The Washington Humane Society and the Washington Animal Rescue League will merge to form a unified animal care agency, organization leaders announced at a press conference Wednesday morning.
“These two organizations have been collaborating and working closely together for a hundred years,” said WHS President and CEO Lisa LaFontaine, who will stay on to head the combined organization. “We care about the same things. We have the same standards of excellence, and we have been partners.”
Throughout the press conference, organization leaders and employees emphasized that coordinating animal care and allocating joint resources will help expand the group’s efforts to save and treat animals. “With all of this combined, we will change and touch the lives of 60,000 animals a year, and many more people behind those animals loving them and trying to care for them,” said LaFontaine.
As part of the merger, programs under the combined organization will expand, as additional resources and employees are utilized to help grow spay and neuter services, rescue and adoption programs, and other initiatives throughout the District.

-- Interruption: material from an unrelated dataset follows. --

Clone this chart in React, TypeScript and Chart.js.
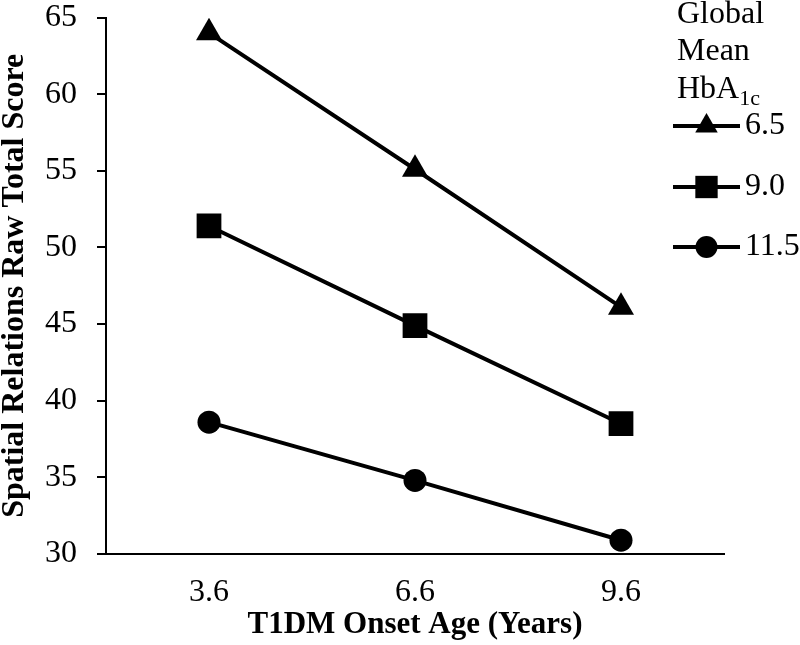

Roger Marmet, the chairman of the new organization, expanded on the unifying vision between the two agencies . “We are going to save more animals and serve more people together,” he said. “To use an animal analogy, we’ll no longer be competing for resources.”
Beyond the initial merger and leadership appointments, a name, mission statement, and logo have yet to be decided on. “We are working together to come up with a new trade name for this combined organization,” LaFontaine said. “It’s going to be a process of looking at what we do well, but more importantly, what we inspire to do not just for Washington but for the region and country.”
The announcement was held at WARL’s headquarters on Oglethorpe Street NW, one of five facilities the new organization will operate out of. There are also early plans to development a “state-of-the-art” facility in Southeast D.C. “We are uniting our resources, our people, and more than two centuries of combined experience,” said Jay Timmons, former WHS chairman, who called the merger a “milestone.”
At the end of the press conference, WHS rescue workers handed off Daisy, a four-month-old pit bull with a broken leg, to WARL veterinarians—the inaugural animal treated by the unified organization.
“Daisy is blazing a trail for tens of thousands of animals in this community,” LaFontaine said to applause from employees and volunteers. “She symbolizes what we’re going to be able to do together.”